What is being asked — From the first line of the data down to and including the line with "['Sphere', 'Ellipsoid', 'KTablet', 'Rosenbrock', 'Rastrigin']", copy everything exactly, leaving out pictures.

Stored data —
········
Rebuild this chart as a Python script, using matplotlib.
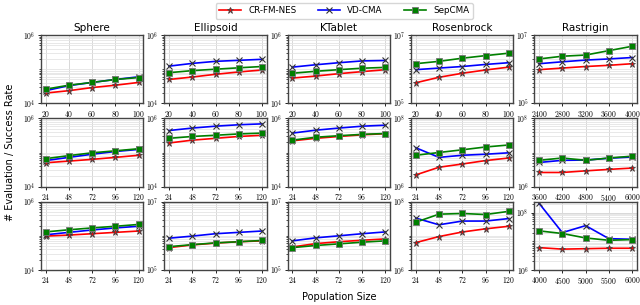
import numpy as np
import matplotlib
matplotlib.use("Agg")
import matplotlib.pyplot as plt
from matplotlib.ticker import FuncFormatter, LogLocator, NullFormatter

plt.rcParams['mathtext.fontset'] = 'cm'
plt.rcParams['font.family'] = 'DejaVu Sans'

funcs = ['Sphere', 'Ellipsoid', 'KTablet', 'Rosenbrock', 'Rastrigin']

# population sizes (x axis), per row; Rastrigin has its own
pop_row1 = [20, 40, 60, 80, 100]
pop_row2 = [24, 48, 72, 96, 120]
pop_row3 = [24, 48, 72, 96, 120]
rastrigin_pop = [[2400, 2800, 3200, 3600, 4000],
                 [3600, 4200, 4800, 5400, 6000],
                 [4000, 4500, 5000, 5500, 6000]]

# y limits (exponents) per row and function
ylim_row1 = [(4, 6), (4, 6), (4, 6), (5, 7), (5, 7)]
ylim_row2 = [(4, 6), (4, 6), (4, 6), (6, 8), (6, 8)]
ylim_row3 = [(4, 6), (5, 7), (5, 7), (6, 8), (6, 8.38)]

# evaluations / success rate, rows 1..3, one list per function
crfmnes_row1 = [[2.0e4, 2.35e4, 2.9e4, 3.4e4, 4.1e4],
                 [5.0e4, 5.9e4, 7.1e4, 8.3e4, 9.5e4],
                 [5.5e4, 6.3e4, 7.4e4, 8.5e4, 9.7e4],
                 [4.0e5, 5.8e5, 7.6e5, 9.5e5, 1.15e6],
                 [9.7e5, 1.08e6, 1.2e6, 1.3e6, 1.45e6]]
vdcma_row1 = [[2.35e4, 3.3e4, 4.1e4, 5.0e4, 6.0e4],
              [1.23e5, 1.48e5, 1.7e5, 1.82e5, 1.95e5],
              [1.15e5, 1.35e5, 1.55e5, 1.75e5, 1.8e5],
              [9.7e5, 1.08e6, 1.2e6, 1.38e6, 1.55e6],
              [1.45e6, 1.65e6, 1.85e6, 2.0e6, 2.2e6]]
sepcma_row1 = [[2.6e4, 3.4e4, 4.1e4, 5.0e4, 5.7e4],
               [7.9e4, 9.1e4, 1.0e5, 1.1e5, 1.2e5],
               [7.6e4, 8.7e4, 9.7e4, 1.07e5, 1.13e5],
               [1.45e6, 1.7e6, 2.1e6, 2.5e6, 2.95e6],
               [2.0e6, 2.4e6, 2.6e6, 3.5e6, 4.7e6]]

crfmnes_row2 = [[5.0e4, 5.6e4, 6.3e4, 7.2e4, 8.3e4],
                [1.9e5, 2.3e5, 2.6e5, 2.95e5, 3.2e5],
                [2.2e5, 2.6e5, 2.95e5, 3.3e5, 3.55e5],
                [2.2e6, 3.7e6, 4.6e6, 5.8e6, 6.9e6],
                [2.6e6, 2.6e6, 2.9e6, 3.2e6, 3.5e6]]
vdcma_row2 = [[5.8e4, 7.2e4, 8.9e4, 1.07e5, 1.23e5],
              [4.4e5, 5.2e5, 5.9e5, 6.5e5, 6.9e5],
              [3.7e5, 4.5e5, 5.2e5, 5.9e5, 6.3e5],
              [1.38e7, 7.2e6, 8.3e6, 8.9e6, 9.8e6],
              [5.1e6, 5.9e6, 6.0e6, 6.8e6, 7.4e6]]
sepcma_row2 = [[6.6e4, 8.1e4, 9.8e4, 1.12e5, 1.29e5],
               [2.6e5, 2.95e5, 3.2e5, 3.5e5, 3.7e5],
               [2.3e5, 2.8e5, 3.1e5, 3.4e5, 3.6e5],
               [8.3e6, 1.0e7, 1.2e7, 1.45e7, 1.66e7],
               [5.9e6, 6.9e6, 5.9e6, 6.9e6, 7.8e6]]

crfmnes_row3 = [[9.8e4, 1.05e5, 1.15e5, 1.26e5, 1.38e5],
                [4.5e5, 5.4e5, 6.1e5, 6.7e5, 7.1e5],
                [4.7e5, 5.9e5, 6.7e5, 7.4e5, 8.1e5],
                [6.3e6, 9.5e6, 1.29e7, 1.6e7, 1.9e7],
                [6.0e6, 5.3e6, 5.5e6, 5.7e6, 5.7e6]]
vdcma_row3 = [[1.07e5, 1.26e5, 1.48e5, 1.7e5, 1.9e5],
              [8.5e5, 9.8e5, 1.15e6, 1.26e6, 1.38e6],
              [7.1e5, 8.7e5, 1.0e6, 1.15e6, 1.3e6],
              [3.3e7, 2.1e7, 2.7e7, 2.7e7, 3.2e7],
              [2.1e8, 2.0e7, 3.5e7, 1.23e7, 1.17e7]]
sepcma_row3 = [[1.3e5, 1.5e5, 1.7e5, 1.9e5, 2.15e5],
               [4.8e5, 5.5e5, 6.2e5, 6.7e5, 7.3e5],
               [4.5e5, 5.2e5, 5.8e5, 6.5e5, 7.1e5],
               [2.5e7, 4.3e7, 4.5e7, 4.2e7, 5.2e7],
               [2.3e7, 1.86e7, 1.3e7, 1.08e7, 1.14e7]]

rows = [(pop_row1, ylim_row1, crfmnes_row1, vdcma_row1, sepcma_row1),
        (pop_row2, ylim_row2, crfmnes_row2, vdcma_row2, sepcma_row2),
        (pop_row3, ylim_row3, crfmnes_row3, vdcma_row3, sepcma_row3)]

fig, axes = plt.subplots(3, 5, figsize=(6.4, 3.05), dpi=100)
fig.subplots_adjust(left=0.064, right=0.995, top=0.885, bottom=0.115,
                    wspace=0.205, hspace=0.22)

for r, (pop, ylims, cr, vd, sep) in enumerate(rows):
    for c in range(5):
        ax = axes[r, c]
        x = rastrigin_pop[r] if c == 4 else pop
        l1, = ax.plot(x, cr[c], '-', color='red', lw=1.2, marker='*', ms=4.5,
                      mec='#444444', mew=0.6, label='CR-FM-NES')
        l2, = ax.plot(x, vd[c], '-', color='blue', lw=1.2, marker='x', ms=4.5,
                      mec='#333333', mew=0.8, label='VD-CMA')
        l3, = ax.plot(x, sep[c], '-', color='green', lw=1.2, marker='s', ms=4.5,
                      mec='#777777', mew=0.6, label='SepCMA')
        ax.set_yscale('log')
        lo, hi = ylims[c]
        ax.set_ylim(10 ** lo, 10 ** hi)
        ax.set_yticks([10 ** lo, 10 ** int(np.floor(hi))])
        ax.yaxis.set_major_formatter(FuncFormatter(
            lambda v, p: r'$10^{%d}$' % round(np.log10(v))))
        ax.yaxis.set_minor_locator(LogLocator(base=10, subs=np.arange(1, 10), numticks=20))
        ax.yaxis.set_minor_formatter(NullFormatter())
        ax.set_xticks(x)
        ax.xaxis.set_major_formatter(FuncFormatter(lambda v, p: r'$%d$' % v))
        span = x[-1] - x[0]
        ax.set_xlim(x[0] - 0.05 * span, x[-1] + 0.05 * span)
        ax.grid(True, which='major', color='#d8d8d8', lw=0.7)
        ax.grid(True, which='minor', axis='y', color='#e4e4e4', lw=0.6)
        ax.set_axisbelow(True)
        ax.tick_params(labelsize=5.5, length=2.5, width=0.6, pad=1.5)
        ax.tick_params(which='minor', length=1.5, width=0.5)
        for s in ax.spines.values():
            s.set_color('#444444')
            s.set_linewidth(1.0)
        if r == 0:
            ax.set_title(funcs[c], fontsize=7.5, pad=3)

fig.legend([l1, l2, l3], ['CR-FM-NES', 'VD-CMA', 'SepCMA'], loc='upper center',
           bbox_to_anchor=(0.538, 1.005), ncol=3, fontsize=6.3, frameon=True,
           handlelength=2.5, columnspacing=2.5, borderpad=0.4)
fig.text(0.008, 0.5, '# Evaluation / Success Rate', rotation=90, va='center',
         ha='left', fontsize=7)
fig.text(0.53, 0.01, 'Population Size', ha='center', va='bottom', fontsize=7)

fig.savefig('out.png', dpi=100)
········
Solution for this exercise —
Rebuild this chart as a Python script, using matplotlib.
import numpy as np
import matplotlib
matplotlib.use("Agg")
import matplotlib.pyplot as plt
from matplotlib.ticker import FuncFormatter, LogLocator, NullFormatter

plt.rcParams['mathtext.fontset'] = 'cm'
plt.rcParams['font.family'] = 'DejaVu Sans'

funcs = ['Sphere', 'Ellipsoid', 'KTablet', 'Rosenbrock', 'Rastrigin']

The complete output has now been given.